(Items listed in a dataset)
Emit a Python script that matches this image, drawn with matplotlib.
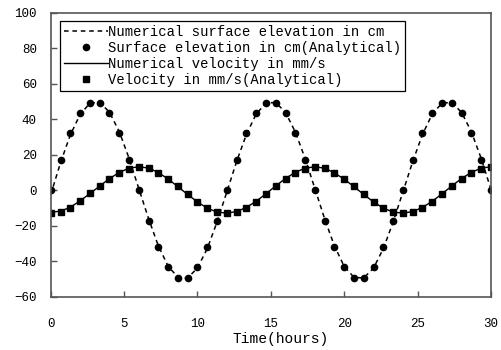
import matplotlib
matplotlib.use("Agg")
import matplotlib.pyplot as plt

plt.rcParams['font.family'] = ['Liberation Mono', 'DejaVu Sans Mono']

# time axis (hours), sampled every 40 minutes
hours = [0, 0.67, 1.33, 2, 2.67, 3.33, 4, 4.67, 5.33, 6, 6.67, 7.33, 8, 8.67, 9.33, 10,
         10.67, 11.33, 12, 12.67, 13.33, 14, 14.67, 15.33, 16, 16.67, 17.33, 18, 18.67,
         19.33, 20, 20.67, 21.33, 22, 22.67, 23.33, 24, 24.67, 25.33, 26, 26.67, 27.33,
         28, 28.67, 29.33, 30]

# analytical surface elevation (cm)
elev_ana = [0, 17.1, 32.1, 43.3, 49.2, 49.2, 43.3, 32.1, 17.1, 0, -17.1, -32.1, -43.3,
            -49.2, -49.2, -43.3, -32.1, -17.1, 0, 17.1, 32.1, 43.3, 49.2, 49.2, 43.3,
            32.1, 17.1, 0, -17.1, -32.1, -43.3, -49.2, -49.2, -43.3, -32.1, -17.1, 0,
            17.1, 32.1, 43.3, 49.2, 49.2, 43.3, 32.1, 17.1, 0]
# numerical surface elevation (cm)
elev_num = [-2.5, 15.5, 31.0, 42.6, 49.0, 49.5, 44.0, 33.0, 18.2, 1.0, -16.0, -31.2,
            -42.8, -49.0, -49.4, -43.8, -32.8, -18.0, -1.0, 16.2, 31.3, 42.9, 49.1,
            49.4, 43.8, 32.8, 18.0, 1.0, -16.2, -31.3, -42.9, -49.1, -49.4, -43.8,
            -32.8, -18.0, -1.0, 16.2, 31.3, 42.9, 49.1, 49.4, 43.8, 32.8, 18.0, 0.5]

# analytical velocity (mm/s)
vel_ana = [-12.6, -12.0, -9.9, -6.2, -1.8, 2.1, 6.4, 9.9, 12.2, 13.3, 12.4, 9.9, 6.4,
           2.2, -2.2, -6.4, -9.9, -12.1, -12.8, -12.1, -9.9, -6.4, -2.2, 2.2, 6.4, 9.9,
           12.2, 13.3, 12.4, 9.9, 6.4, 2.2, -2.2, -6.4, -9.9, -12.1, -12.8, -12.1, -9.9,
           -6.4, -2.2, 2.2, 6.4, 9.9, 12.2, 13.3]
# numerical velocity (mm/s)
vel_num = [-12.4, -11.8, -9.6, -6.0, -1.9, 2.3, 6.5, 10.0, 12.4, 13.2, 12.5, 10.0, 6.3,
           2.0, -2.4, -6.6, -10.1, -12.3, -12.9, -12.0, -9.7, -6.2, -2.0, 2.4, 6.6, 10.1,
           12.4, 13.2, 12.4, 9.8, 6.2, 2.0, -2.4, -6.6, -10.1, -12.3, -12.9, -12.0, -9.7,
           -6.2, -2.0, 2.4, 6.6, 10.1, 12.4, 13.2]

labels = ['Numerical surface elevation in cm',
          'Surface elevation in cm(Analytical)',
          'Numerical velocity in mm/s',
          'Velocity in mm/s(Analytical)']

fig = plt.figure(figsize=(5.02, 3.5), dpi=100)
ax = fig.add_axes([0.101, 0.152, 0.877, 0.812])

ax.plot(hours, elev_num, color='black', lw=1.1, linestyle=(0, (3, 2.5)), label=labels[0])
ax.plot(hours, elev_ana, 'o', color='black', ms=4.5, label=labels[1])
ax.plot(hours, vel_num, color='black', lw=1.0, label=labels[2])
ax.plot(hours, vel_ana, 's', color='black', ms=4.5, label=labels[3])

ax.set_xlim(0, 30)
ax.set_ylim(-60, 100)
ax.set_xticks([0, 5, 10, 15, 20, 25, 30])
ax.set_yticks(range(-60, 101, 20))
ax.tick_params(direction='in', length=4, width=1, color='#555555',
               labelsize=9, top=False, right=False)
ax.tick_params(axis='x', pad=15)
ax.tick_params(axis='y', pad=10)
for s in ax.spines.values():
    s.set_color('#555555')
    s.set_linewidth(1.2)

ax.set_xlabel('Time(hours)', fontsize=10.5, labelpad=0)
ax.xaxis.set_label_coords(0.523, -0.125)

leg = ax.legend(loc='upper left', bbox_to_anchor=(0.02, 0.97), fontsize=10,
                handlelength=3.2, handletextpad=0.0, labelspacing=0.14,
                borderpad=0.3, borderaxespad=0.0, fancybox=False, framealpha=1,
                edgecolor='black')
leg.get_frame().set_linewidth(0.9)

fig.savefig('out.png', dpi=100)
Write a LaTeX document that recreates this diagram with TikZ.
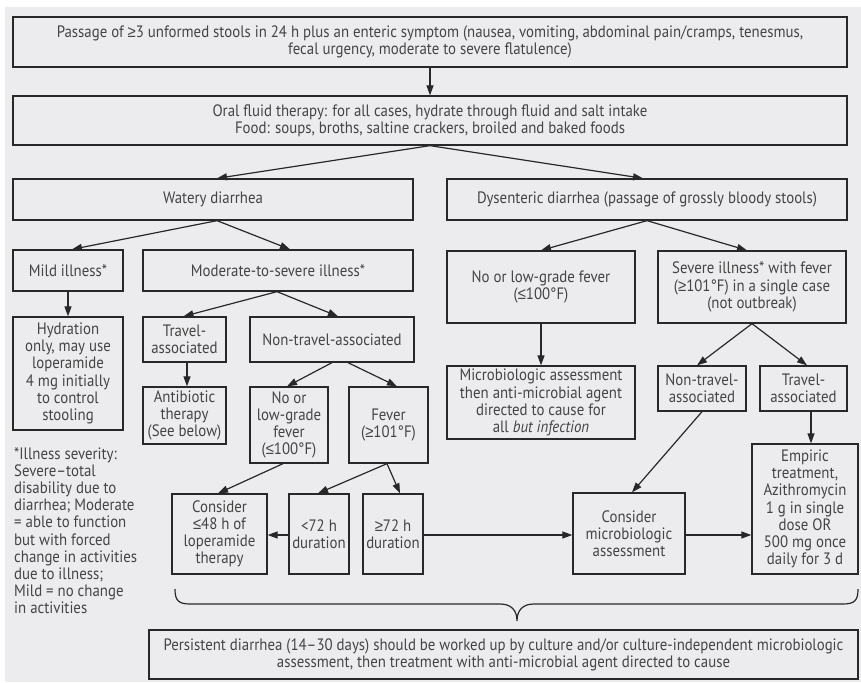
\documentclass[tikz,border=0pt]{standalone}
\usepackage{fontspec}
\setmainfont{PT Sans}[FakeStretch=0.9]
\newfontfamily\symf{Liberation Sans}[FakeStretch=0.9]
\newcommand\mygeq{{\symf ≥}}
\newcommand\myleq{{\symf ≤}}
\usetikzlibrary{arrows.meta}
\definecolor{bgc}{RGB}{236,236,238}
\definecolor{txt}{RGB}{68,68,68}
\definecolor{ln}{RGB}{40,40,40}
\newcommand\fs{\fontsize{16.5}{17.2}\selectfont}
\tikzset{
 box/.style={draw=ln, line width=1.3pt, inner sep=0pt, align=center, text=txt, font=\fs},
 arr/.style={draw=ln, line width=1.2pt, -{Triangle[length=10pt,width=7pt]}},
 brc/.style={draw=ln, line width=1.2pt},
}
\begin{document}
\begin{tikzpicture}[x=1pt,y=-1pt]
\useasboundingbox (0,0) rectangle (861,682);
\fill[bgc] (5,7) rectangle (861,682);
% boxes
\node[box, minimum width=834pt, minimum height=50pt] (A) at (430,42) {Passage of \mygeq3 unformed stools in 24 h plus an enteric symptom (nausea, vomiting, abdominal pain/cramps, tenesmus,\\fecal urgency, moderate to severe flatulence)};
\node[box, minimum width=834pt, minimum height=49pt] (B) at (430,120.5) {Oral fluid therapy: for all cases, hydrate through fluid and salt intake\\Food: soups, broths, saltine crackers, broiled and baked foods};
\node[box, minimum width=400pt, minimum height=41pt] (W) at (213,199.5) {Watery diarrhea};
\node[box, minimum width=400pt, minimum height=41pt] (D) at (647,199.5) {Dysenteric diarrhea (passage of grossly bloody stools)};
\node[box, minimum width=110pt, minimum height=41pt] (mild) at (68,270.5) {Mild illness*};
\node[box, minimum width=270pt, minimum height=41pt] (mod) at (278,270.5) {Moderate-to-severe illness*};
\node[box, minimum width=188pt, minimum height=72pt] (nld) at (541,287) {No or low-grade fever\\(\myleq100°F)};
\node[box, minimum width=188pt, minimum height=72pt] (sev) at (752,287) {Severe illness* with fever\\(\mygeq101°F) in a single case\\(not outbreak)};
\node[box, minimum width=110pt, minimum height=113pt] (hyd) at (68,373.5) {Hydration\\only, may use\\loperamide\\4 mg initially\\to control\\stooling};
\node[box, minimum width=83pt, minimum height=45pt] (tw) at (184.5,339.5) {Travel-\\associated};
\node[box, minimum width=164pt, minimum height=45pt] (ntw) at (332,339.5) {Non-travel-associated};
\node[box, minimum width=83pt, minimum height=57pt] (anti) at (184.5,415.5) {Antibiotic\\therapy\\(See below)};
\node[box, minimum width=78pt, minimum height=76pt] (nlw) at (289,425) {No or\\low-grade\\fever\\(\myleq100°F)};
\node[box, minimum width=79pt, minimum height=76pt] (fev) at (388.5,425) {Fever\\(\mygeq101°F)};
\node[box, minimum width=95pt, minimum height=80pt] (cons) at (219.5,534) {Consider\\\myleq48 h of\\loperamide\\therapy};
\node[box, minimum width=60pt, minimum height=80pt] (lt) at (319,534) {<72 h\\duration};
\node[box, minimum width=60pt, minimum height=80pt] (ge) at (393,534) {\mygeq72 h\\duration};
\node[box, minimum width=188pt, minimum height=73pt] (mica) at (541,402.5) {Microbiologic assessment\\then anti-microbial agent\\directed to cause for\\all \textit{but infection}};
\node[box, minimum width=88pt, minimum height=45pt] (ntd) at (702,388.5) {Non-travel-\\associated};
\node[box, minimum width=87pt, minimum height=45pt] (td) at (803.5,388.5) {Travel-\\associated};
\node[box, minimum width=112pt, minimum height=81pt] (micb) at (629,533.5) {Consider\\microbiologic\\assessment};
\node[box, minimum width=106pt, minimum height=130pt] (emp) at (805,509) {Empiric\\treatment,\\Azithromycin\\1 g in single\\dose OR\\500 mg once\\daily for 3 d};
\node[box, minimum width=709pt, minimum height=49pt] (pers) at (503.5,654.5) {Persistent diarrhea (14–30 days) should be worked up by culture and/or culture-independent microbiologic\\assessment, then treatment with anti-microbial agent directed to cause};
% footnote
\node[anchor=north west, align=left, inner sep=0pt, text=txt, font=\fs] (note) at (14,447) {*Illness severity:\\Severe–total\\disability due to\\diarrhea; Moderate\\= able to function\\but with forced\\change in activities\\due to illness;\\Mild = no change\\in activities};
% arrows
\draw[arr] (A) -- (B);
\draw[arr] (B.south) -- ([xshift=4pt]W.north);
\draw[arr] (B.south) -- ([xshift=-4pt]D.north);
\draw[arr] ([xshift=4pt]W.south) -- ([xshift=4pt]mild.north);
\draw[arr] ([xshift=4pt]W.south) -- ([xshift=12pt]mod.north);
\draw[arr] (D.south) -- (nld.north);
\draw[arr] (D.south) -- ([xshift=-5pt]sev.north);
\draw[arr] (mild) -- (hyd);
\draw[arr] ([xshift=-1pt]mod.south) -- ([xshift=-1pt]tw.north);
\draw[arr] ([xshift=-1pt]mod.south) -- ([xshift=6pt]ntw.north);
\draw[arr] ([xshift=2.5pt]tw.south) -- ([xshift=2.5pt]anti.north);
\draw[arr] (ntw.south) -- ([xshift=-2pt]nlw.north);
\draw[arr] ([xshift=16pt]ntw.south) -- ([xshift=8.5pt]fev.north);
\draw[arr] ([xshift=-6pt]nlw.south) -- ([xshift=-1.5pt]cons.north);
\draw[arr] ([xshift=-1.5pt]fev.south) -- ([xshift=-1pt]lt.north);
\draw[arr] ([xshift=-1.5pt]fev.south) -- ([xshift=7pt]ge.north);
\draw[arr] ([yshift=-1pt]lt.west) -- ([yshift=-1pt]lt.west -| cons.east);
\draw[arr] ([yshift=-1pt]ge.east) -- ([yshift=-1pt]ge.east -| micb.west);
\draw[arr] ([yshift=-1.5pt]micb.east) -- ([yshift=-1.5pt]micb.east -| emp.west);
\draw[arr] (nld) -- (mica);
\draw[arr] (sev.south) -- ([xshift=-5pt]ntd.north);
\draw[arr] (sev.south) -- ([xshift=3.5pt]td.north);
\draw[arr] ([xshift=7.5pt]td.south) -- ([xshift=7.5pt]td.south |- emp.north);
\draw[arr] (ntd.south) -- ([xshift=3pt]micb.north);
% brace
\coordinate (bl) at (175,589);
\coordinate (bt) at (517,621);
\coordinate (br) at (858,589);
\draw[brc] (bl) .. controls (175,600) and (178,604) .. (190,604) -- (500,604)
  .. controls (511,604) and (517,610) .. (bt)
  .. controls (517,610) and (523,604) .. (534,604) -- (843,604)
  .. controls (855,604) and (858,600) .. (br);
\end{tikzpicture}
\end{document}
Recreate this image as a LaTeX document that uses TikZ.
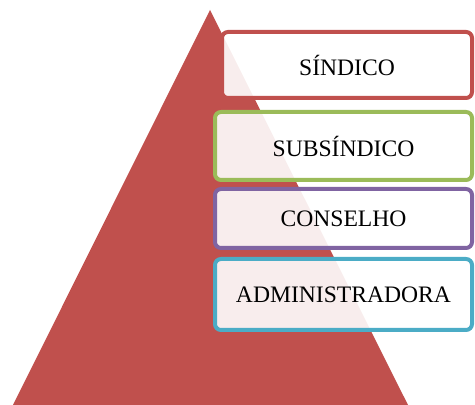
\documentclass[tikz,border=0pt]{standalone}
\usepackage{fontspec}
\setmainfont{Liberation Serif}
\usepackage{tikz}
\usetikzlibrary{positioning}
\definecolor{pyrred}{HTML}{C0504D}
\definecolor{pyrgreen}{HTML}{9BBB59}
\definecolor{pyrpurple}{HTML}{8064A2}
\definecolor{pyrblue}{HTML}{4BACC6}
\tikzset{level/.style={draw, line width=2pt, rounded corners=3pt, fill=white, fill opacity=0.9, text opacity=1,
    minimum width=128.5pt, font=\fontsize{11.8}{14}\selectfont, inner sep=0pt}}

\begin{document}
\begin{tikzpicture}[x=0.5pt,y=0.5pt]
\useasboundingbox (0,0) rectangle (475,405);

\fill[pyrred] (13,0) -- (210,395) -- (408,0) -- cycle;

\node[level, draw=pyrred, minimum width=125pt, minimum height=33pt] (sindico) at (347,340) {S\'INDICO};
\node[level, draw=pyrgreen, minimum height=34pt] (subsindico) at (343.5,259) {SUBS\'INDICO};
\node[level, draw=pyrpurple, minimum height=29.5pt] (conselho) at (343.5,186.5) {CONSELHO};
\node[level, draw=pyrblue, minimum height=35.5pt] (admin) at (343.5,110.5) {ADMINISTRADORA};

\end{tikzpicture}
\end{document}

# What is expected
Identify and extract each line of the listing that contains "LaTeX".

# Exercise answer
Write a LaTeX document that recreates this diagram with TikZ.
Recreate this image as a LaTeX document that uses TikZ.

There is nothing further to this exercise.